On the brain: Noam Chomsky, the only genius that I have known, in a lecture spoke of the mystery of the brain’s ability to do its many functions, particularly those that relate to consciousness. Consider the brain as material matter. It is a piece of flesh that can fit inside your hands. How it is able to comprehend, see, communicate is all beyond our comprehension and will remain so. The brain is not the mind.

On Mystery. We are born in mystery, live with mystery and die to mystery.

American Indians-A Seat at the Table: The first time that he met Indian leader/shaman, Rubin Snake, he said: “Your humble serpent.” At the third World Conference of Religions he did a public interview with Native American leaders. One said, “The White people raped our women and took our land. We are aggrieved but there is no way to undo the past. We do not expect our land back. All that we ask is a seat at the table,” suggesting a desire for dignity.
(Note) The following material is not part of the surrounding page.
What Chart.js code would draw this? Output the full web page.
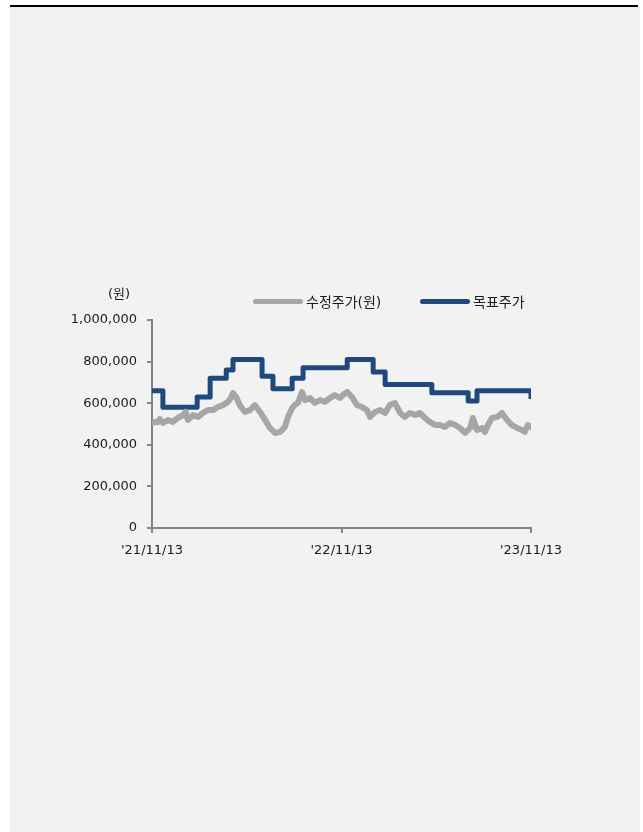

Family. Asked me about my own. Listened with attentiveness. He has a daughter, who lives in Boulder, who visits twice a year; and a daughter in San Jose, who has one son. Of his sole grandchild- “He makes up in quality for what we lack in quantity.” He ended our conversation at 5:15, because he needed to get downstairs for dinner. He explained that he was one of the few with faculties intact and that others relied on him. In his book he wrote of how he gets up each morning eager to do good- to help others. He spoke of my having a nice face, reflecting a blessed life, and shared that the face that we have after forty is the face we have earned.

Religion.  Religion brings out the best in people. Just as in sports a team brings out the potential talent, so in life a group is important for actualizing and motivating the best.

He impressed me as genuinely gentle, thoughtful, and caring. To be continued is my question of what he got out of ten weeks of silence in the Kyoto monastery.

Wednesday, August 5, 2009

Returned with my son, Jon, and our friend, Michaela Matt. Huston interviewed me about atonement. Said that the day before he was asked to write a piece and felt that the request was well timed since a rabbi was coming to see him the next day. I smiled as he took notes about fasting and its meaning.

He told us about his ten weeks in Kyoto and how painful it was to sit in the lotus position. He had spent nine-months using his desk drawer to stretch his tendons so as to sit lotus. What he did not know is that a five-minute break every twenty-five minutes was not enough time for the tendon to relax. The pain of sitting all day was excruciating, although by the end of ten weeks he could do so. For eight days he was only given 3 ½ hours of sleep. He became kind of psychotic for the lack of REM sleep. He glared at the head of the monastery when they met. The monk said to him a bit tauntingly, “You think you are going to get sick?” “Yes I do,” he responded with anger. Then matter of factly with a kinder tone, the master continued, “Pain and illness are irrelevant.” The comment struck him as a revelation and the pain slipped away. He also felt as if the head had sent him energy from his chi center to Huston’s. He completed the last three and a half days of the sit. Whenever he feels ill or tired he returns to the comment and feels relief.

At 5:30 our meeting ended as he needed to go for dinner- “people wait for me to help them.” Huston lived his religious ideals. My final image was of him pushing his walker quickly and purposefully toward the dining hall. The son of missionaries, he actively served others and pursued spiritual experiences while drawing from the wellspring of the Divine. As in the picture above, his open eyed warmth and curiosity endure as a model of life well lived.